Le Comité de l'Instruction Publique décida que fournir une éducation secondaire à un si grand nombre de filles était insoutenable. En 1836, le Comité rédigea un rapport sur son lycée expérimental. « S'il est nécessaire d'avoir un lycée pour filles », écrivait le Comité, « nous devons en établir non pas un seul, mais un nombre indéfini. » Le Comité estimait qu'il y aurait au moins 1500 filles qualifiées qui souhaiteraient fréquenter l'établissement. Ces 1500 filles n'ont jamais eu l'occasion d'y aller. La ville ferma l'école en 1828, après seulement deux ans.

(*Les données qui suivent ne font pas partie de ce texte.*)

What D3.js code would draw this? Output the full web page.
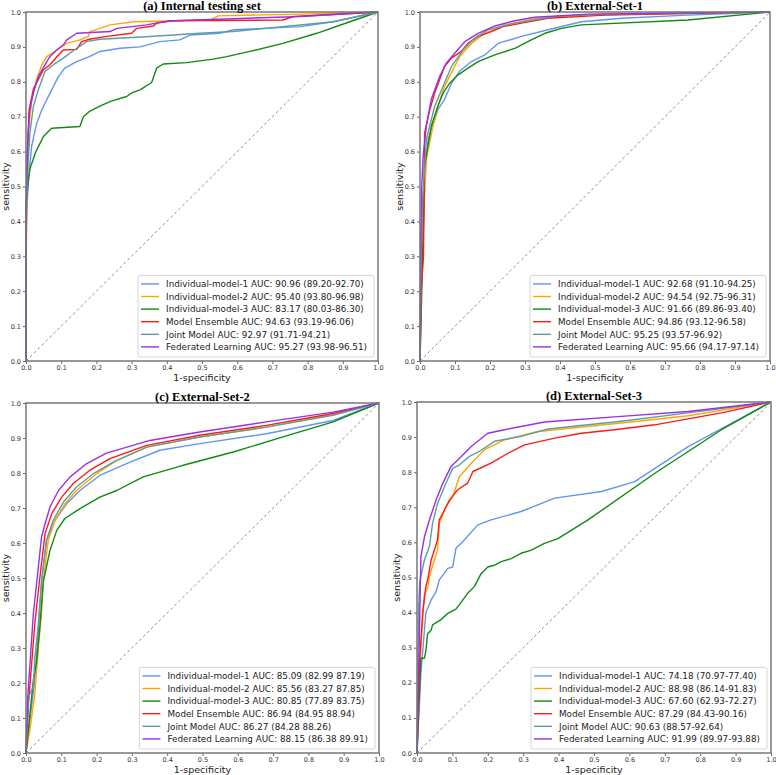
<!DOCTYPE html>
<html>
<head>
<meta charset="utf-8">
<script src="https://cdn.jsdelivr.net/npm/d3@7"></script>
<style>
  body { margin: 0; background: #fff; }
  svg { display: block; }
</style>
</head>
<body>
<svg id="chart" width="776" height="775"></svg>
<script>
// ROC curves, points are [1-specificity, sensitivity]
const seriesNames = ["Individual-model-1", "Individual-model-2", "Individual-model-3", "Model Ensemble", "Joint Model", "Federated Learning"];
const seriesColors = ["#6495ed", "#ffa500", "#108a10", "#ff1a1a", "#5f9ea0", "#9a2fe6"];
const ticks = [0, 0.1, 0.2, 0.3, 0.4, 0.5, 0.6, 0.7, 0.8, 0.9, 1.0];

const titles = ["(a) Internal testing set", "(b) External-Set-1", "(c) External-Set-2", "(d) External-Set-3"];

const aucA = ["90.96 (89.20-92.70)", "95.40 (93.80-96.98)", "83.17 (80.03-86.30)", "94.63 (93.19-96.06)", "92.97 (91.71-94.21)", "95.27 (93.98-96.51)"];
const aucB = ["92.68 (91.10-94.25)", "94.54 (92.75-96.31)", "91.66 (89.86-93.40)", "94.86 (93.12-96.58)", "95.25 (93.57-96.92)", "95.66 (94.17-97.14)"];
const aucC = ["85.09 (82.99 87.19)", "85.56 (83.27 87.85)", "80.85 (77.89 83.75)", "86.94 (84.95 88.94)", "86.27 (84.28 88.26)", "88.15 (86.38 89.91)"];
const aucD = ["74.18 (70.97-77.40)", "88.98 (86.14-91.83)", "67.60 (62.93-72.27)", "87.29 (84.43-90.16)", "90.63 (88.57-92.64)", "91.99 (89.97-93.88)"];

// (a) internal testing set
const rocA1 = [[0,0],[0,0.40],[0.007,0.52],[0.016,0.615],[0.03,0.68],[0.045,0.72],[0.059,0.749],[0.073,0.777],[0.092,0.815],[0.11,0.839],[0.144,0.858],[0.18,0.872],[0.21,0.887],[0.267,0.896],[0.324,0.90],[0.38,0.915],[0.437,0.92],[0.466,0.934],[0.55,0.939],[0.59,0.949],[0.78,0.958],[0.873,0.972],[1,1]];
const rocA2 = [[0,0],[0,0.27],[0.003,0.45],[0.007,0.653],[0.016,0.749],[0.03,0.806],[0.045,0.849],[0.059,0.872],[0.082,0.887],[0.116,0.91],[0.153,0.92],[0.177,0.93],[0.182,0.944],[0.21,0.953],[0.239,0.963],[0.305,0.972],[0.523,0.977],[0.546,0.989],[0.78,0.994],[1,1]];
const rocA3 = [[0,0],[0,0.44],[0.005,0.5],[0.011,0.55],[0.028,0.6],[0.05,0.644],[0.073,0.667],[0.153,0.672],[0.163,0.70],[0.18,0.715],[0.21,0.73],[0.24,0.744],[0.286,0.758],[0.30,0.768],[0.324,0.777],[0.357,0.798],[0.371,0.839],[0.39,0.851],[0.456,0.855],[0.532,0.865],[0.57,0.872],[0.636,0.887],[0.73,0.91],[0.826,0.939],[0.92,0.972],[1,1]];
const rocA4 = [[0,0],[0,0.40],[0.004,0.6],[0.009,0.72],[0.021,0.78],[0.035,0.806],[0.049,0.834],[0.068,0.849],[0.092,0.877],[0.106,0.891],[0.144,0.893],[0.158,0.915],[0.18,0.922],[0.23,0.93],[0.30,0.939],[0.314,0.953],[0.362,0.96],[0.371,0.968],[0.41,0.975],[0.73,0.977],[0.76,0.987],[1,1]];
const rocA5 = [[0,0],[0,0.35],[0.005,0.55],[0.011,0.653],[0.021,0.73],[0.035,0.777],[0.054,0.83],[0.078,0.849],[0.106,0.868],[0.144,0.896],[0.172,0.915],[0.21,0.922],[0.352,0.93],[0.494,0.939],[0.589,0.944],[0.873,0.972],[1,1]];
const rocA6 = [[0,0],[0,0.42],[0.004,0.6],[0.009,0.71],[0.021,0.768],[0.035,0.815],[0.059,0.858],[0.068,0.872],[0.087,0.891],[0.106,0.906],[0.116,0.92],[0.144,0.939],[0.239,0.944],[0.258,0.953],[0.343,0.963],[0.38,0.97],[0.418,0.975],[0.78,0.987],[1,1]];

// (b) External-Set-1
const rocB1 = [[0,0],[0.004,0.3],[0.008,0.45],[0.015,0.55],[0.023,0.634],[0.051,0.72],[0.07,0.749],[0.09,0.796],[0.113,0.83],[0.147,0.858],[0.185,0.877],[0.223,0.91],[0.29,0.93],[0.366,0.949],[0.461,0.972],[0.576,0.982],[0.766,0.991],[1,1]];
const rocB2 = [[0,0],[0.005,0.25],[0.012,0.45],[0.018,0.577],[0.037,0.672],[0.051,0.73],[0.07,0.787],[0.094,0.834],[0.113,0.872],[0.147,0.91],[0.185,0.939],[0.242,0.963],[0.337,0.982],[0.48,0.991],[1,1]];
const rocB3 = [[0,0],[0.005,0.2],[0.01,0.4],[0.013,0.558],[0.032,0.672],[0.051,0.73],[0.066,0.768],[0.085,0.796],[0.109,0.82],[0.137,0.839],[0.166,0.858],[0.214,0.877],[0.271,0.896],[0.318,0.92],[0.357,0.939],[0.404,0.953],[0.461,0.963],[0.766,0.977],[1,1]];
const rocB4 = [[0,0],[0.003,0.2],[0.01,0.3],[0.012,0.5],[0.013,0.653],[0.028,0.72],[0.042,0.768],[0.056,0.806],[0.07,0.844],[0.09,0.868],[0.118,0.887],[0.137,0.91],[0.166,0.93],[0.204,0.944],[0.237,0.958],[0.29,0.968],[0.366,0.982],[0.528,0.991],[1,1]];
const rocB5 = [[0,0],[0.003,0.3],[0.007,0.45],[0.018,0.634],[0.042,0.73],[0.066,0.787],[0.09,0.844],[0.123,0.891],[0.156,0.925],[0.194,0.949],[0.271,0.968],[0.385,0.987],[0.528,0.994],[1,1]];
const rocB6 = [[0,0],[0.002,0.35],[0.005,0.5],[0.009,0.587],[0.018,0.672],[0.032,0.749],[0.056,0.815],[0.075,0.853],[0.099,0.882],[0.128,0.915],[0.166,0.939],[0.214,0.96],[0.271,0.975],[0.328,0.985],[0.48,0.994],[1,1]];

// (c) External-Set-2
const rocC1 = [[0,0],[0.011,0.093],[0.025,0.21],[0.035,0.35],[0.044,0.49],[0.058,0.608],[0.082,0.665],[0.115,0.712],[0.153,0.75],[0.209,0.793],[0.285,0.827],[0.379,0.865],[0.492,0.884],[0.681,0.912],[0.87,0.95],[1,1]];
const rocC2 = [[0,0],[0.011,0.065],[0.025,0.17],[0.035,0.30],[0.044,0.40],[0.049,0.49],[0.063,0.608],[0.082,0.665],[0.11,0.712],[0.143,0.75],[0.2,0.798],[0.257,0.836],[0.342,0.874],[0.492,0.903],[0.681,0.931],[0.87,0.967],[1,1]];
const rocC3 = [[0,0],[0.021,0.21],[0.03,0.26],[0.04,0.37],[0.049,0.49],[0.068,0.579],[0.087,0.636],[0.11,0.67],[0.153,0.698],[0.209,0.731],[0.257,0.75],[0.332,0.789],[0.445,0.822],[0.587,0.86],[0.728,0.903],[0.87,0.946],[1,1]];
const rocC4 = [[0,0],[0.007,0.14],[0.025,0.37],[0.038,0.49],[0.054,0.627],[0.073,0.684],[0.101,0.731],[0.134,0.77],[0.181,0.808],[0.238,0.841],[0.342,0.879],[0.492,0.908],[0.681,0.936],[0.87,0.97],[1,1]];
const rocC5 = [[0,0],[0.007,0.16],[0.021,0.19],[0.025,0.27],[0.035,0.37],[0.044,0.49],[0.058,0.608],[0.077,0.665],[0.106,0.717],[0.143,0.76],[0.191,0.798],[0.247,0.831],[0.342,0.874],[0.492,0.903],[0.681,0.931],[0.87,0.965],[1,1]];
const rocC6 = [[0,0],[0.005,0.16],[0.021,0.40],[0.035,0.531],[0.044,0.617],[0.054,0.655],[0.068,0.703],[0.092,0.75],[0.125,0.789],[0.172,0.827],[0.228,0.857],[0.351,0.893],[0.492,0.917],[0.681,0.946],[0.87,0.974],[1,1]];

// (d) External-Set-3
const rocD1 = [[0,0],[0.011,0.227],[0.021,0.35],[0.025,0.40],[0.04,0.436],[0.054,0.46],[0.063,0.493],[0.087,0.526],[0.101,0.53],[0.11,0.583],[0.129,0.602],[0.172,0.65],[0.209,0.664],[0.294,0.688],[0.389,0.726],[0.521,0.745],[0.615,0.773],[0.766,0.873],[1,1]];
const rocD2 = [[0,0],[0.011,0.30],[0.021,0.455],[0.03,0.47],[0.035,0.502],[0.049,0.55],[0.058,0.578],[0.063,0.654],[0.082,0.702],[0.101,0.73],[0.12,0.788],[0.162,0.835],[0.191,0.864],[0.247,0.892],[0.342,0.916],[0.577,0.94],[0.766,0.961],[1,1]];
const rocD3 = [[0,0],[0.011,0.27],[0.021,0.27],[0.025,0.29],[0.03,0.34],[0.04,0.35],[0.044,0.365],[0.068,0.38],[0.087,0.398],[0.11,0.41],[0.125,0.43],[0.143,0.455],[0.162,0.474],[0.181,0.511],[0.2,0.53],[0.219,0.535],[0.238,0.545],[0.266,0.554],[0.294,0.569],[0.323,0.578],[0.36,0.597],[0.398,0.611],[0.483,0.664],[0.672,0.797],[0.86,0.921],[1,1]];
const rocD4 = [[0,0],[0.007,0.255],[0.016,0.40],[0.025,0.474],[0.03,0.492],[0.04,0.55],[0.058,0.607],[0.063,0.664],[0.073,0.683],[0.092,0.721],[0.115,0.75],[0.143,0.769],[0.158,0.802],[0.209,0.826],[0.257,0.854],[0.304,0.878],[0.389,0.897],[0.464,0.911],[0.558,0.921],[0.672,0.935],[0.86,0.969],[1,1]];
const rocD5 = [[0,0],[0.004,0.40],[0.008,0.49],[0.021,0.55],[0.035,0.588],[0.044,0.654],[0.058,0.711],[0.082,0.769],[0.101,0.811],[0.12,0.821],[0.148,0.845],[0.176,0.859],[0.219,0.888],[0.294,0.902],[0.37,0.923],[0.577,0.945],[0.766,0.969],[1,1]];
const rocD6 = [[0,0],[0.007,0.35],[0.011,0.559],[0.021,0.616],[0.035,0.664],[0.054,0.721],[0.073,0.769],[0.096,0.816],[0.125,0.845],[0.153,0.873],[0.2,0.911],[0.247,0.921],[0.36,0.943],[0.577,0.959],[0.766,0.973],[1,1]];

// panel boxes in pixels
const panels = [
  { title: titles[0], auc: aucA, rocs: [rocA1, rocA2, rocA3, rocA4, rocA5, rocA6], x0: 26, x1: 378, y0: 12, y1: 361 },
  { title: titles[1], auc: aucB, rocs: [rocB1, rocB2, rocB3, rocB4, rocB5, rocB6], x0: 420, x1: 770, y0: 12, y1: 361 },
  { title: titles[2], auc: aucC, rocs: [rocC1, rocC2, rocC3, rocC4, rocC5, rocC6], x0: 26, x1: 379, y0: 403, y1: 753 },
  { title: titles[3], auc: aucD, rocs: [rocD1, rocD2, rocD3, rocD4, rocD5, rocD6], x0: 417, x1: 771, y0: 402, y1: 753 }
];

const svg = d3.select("#chart");
const sans = "DejaVu Sans, sans-serif";

panels.forEach(function (p) {
  let x = d3.scaleLinear().domain([0, 1]).range([p.x0, p.x1]);
  let y = d3.scaleLinear().domain([0, 1]).range([p.y1, p.y0]);
  let g = svg.append("g");

  // axes
  let xAxis = g.append("g").attr("transform", "translate(0," + p.y1 + ")")
    .call(d3.axisBottom(x).tickValues(ticks).tickFormat(d3.format(".1f")).tickSizeOuter(0).tickSize(3).tickPadding(1.5));
  let yAxis = g.append("g").attr("transform", "translate(" + p.x0 + ",0)")
    .call(d3.axisLeft(y).tickValues(ticks).tickFormat(d3.format(".1f")).tickSizeOuter(0).tickSize(3).tickPadding(2));
  [xAxis, yAxis].forEach(function (a) {
    a.select(".domain").remove();
    a.selectAll("line").attr("stroke", "#444").attr("stroke-width", 0.8);
    a.selectAll("text").attr("fill", "#333").style("font-family", sans).style("font-size", "6.5px");
  });

  // chance line
  g.append("line")
    .attr("x1", x(0)).attr("y1", y(0)).attr("x2", x(1)).attr("y2", y(1))
    .attr("stroke", "#777").attr("stroke-width", 0.8).attr("stroke-dasharray", "3,2.5");

  let line = d3.line().x(function (d) { return x(d[0]); }).y(function (d) { return y(d[1]); });
  p.rocs.forEach(function (r, i) {
    g.append("path").datum(r).attr("d", line)
      .attr("fill", "none").attr("stroke", seriesColors[i]).attr("stroke-width", 1.4)
      .attr("stroke-linejoin", "round");
  });

  // frame
  g.append("rect")
    .attr("x", p.x0).attr("y", p.y0).attr("width", p.x1 - p.x0).attr("height", p.y1 - p.y0)
    .attr("fill", "none").attr("stroke", "#777").attr("stroke-width", 1.5);

  // titles and axis labels
  g.append("text").attr("x", (p.x0 + p.x1) / 2).attr("y", p.y0 - 2.5).attr("text-anchor", "middle")
    .style("font-family", "Liberation Serif, Times New Roman, serif").style("font-weight", "bold").style("font-size", "12.5px")
    .text(p.title);
  g.append("text").attr("x", (p.x0 + p.x1) / 2).attr("y", p.y1 + 20).attr("text-anchor", "middle")
    .style("font-family", sans).style("font-size", "9.5px").attr("fill", "#222").text("1-specificity");
  g.append("text").attr("transform", "translate(" + (p.x0 - 17) + "," + ((p.y0 + p.y1) / 2) + ") rotate(-90)")
    .attr("text-anchor", "middle").style("font-family", sans).style("font-size", "9.5px").attr("fill", "#222").text("sensitivity");

  // legend in lower right
  let leg = g.append("g");
  let box = leg.append("rect");
  let rowH = 12.6;
  let items = leg.selectAll("g").data(seriesNames).enter().append("g")
    .attr("transform", function (d, i) { return "translate(0," + (i * rowH) + ")"; });
  items.append("line").attr("x1", 0).attr("x2", 18).attr("y1", 0).attr("y2", 0)
    .attr("stroke", function (d, i) { return seriesColors[i]; }).attr("stroke-width", 1.4);
  let labels = items.append("text").attr("x", 25).attr("y", 3.2)
    .style("font-family", sans).style("font-size", "8.8px").attr("fill", "#222")
    .text(function (d, i) { return d + " AUC: " + p.auc[i]; });
  let w = d3.max(labels.nodes(), function (n) { return n.getComputedTextLength(); }) + 25;
  let bw = w + 10, bh = rowH * 6 + 6;
  let bx = p.x1 - 4 - bw, by = p.y1 - 4 - bh;
  box.attr("x", -3).attr("y", -8.5).attr("width", bw).attr("height", bh).attr("rx", 2)
    .attr("fill", "#fff").attr("fill-opacity", 0.85).attr("stroke", "#ccc").attr("stroke-width", 0.8);
  leg.attr("transform", "translate(" + (bx + 3) + "," + (by + 8.5) + ")");
});
</script>
</body>
</html>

Bien que le lycée ait fermé, quelques progrès modestes ont été accomplis pour l'éducation des femmes dans la ville. Après la fermeture de l'école, les filles étaient autorisées à rester à l'école primaire jusqu'à l'âge de 16 ans. Des matières supplémentaires ont été ajoutées au programme scolaire des filles. En 1836, les filles apprenaient l'histoire, la géométrie, l'algèbre, l'astronomie, la philosophie naturelle et la tenue des comptes. Sans surprise, beaucoup de filles ont fait preuve d'enthousiasme et d'une grande maîtrise de ces matières.
Le Comité a fait valoir que cet élargissement du programme rendait inutile la création d'un lycée pour filles. « Chacun de ces établissements, sans ou avec peu de frais supplémentaires pour la ville, peut être rendu capable d'offrir aux jeunes filles de Boston une éducation similaire et équivalente à celle acquise au lycée pour filles », a soutenu le Comité.
Malgré l'argument du Comité selon lequel les écoles de grammaire suffisaient, les jeunes femmes de Boston et leurs familles ont continué à demander la création d'un lycée pour filles. Finalement, en 1854, soit près de 30 ans plus tard, Boston a créé un lycée pour filles à Roxbury. Lors de sa première année, il n'a admis que 180 filles.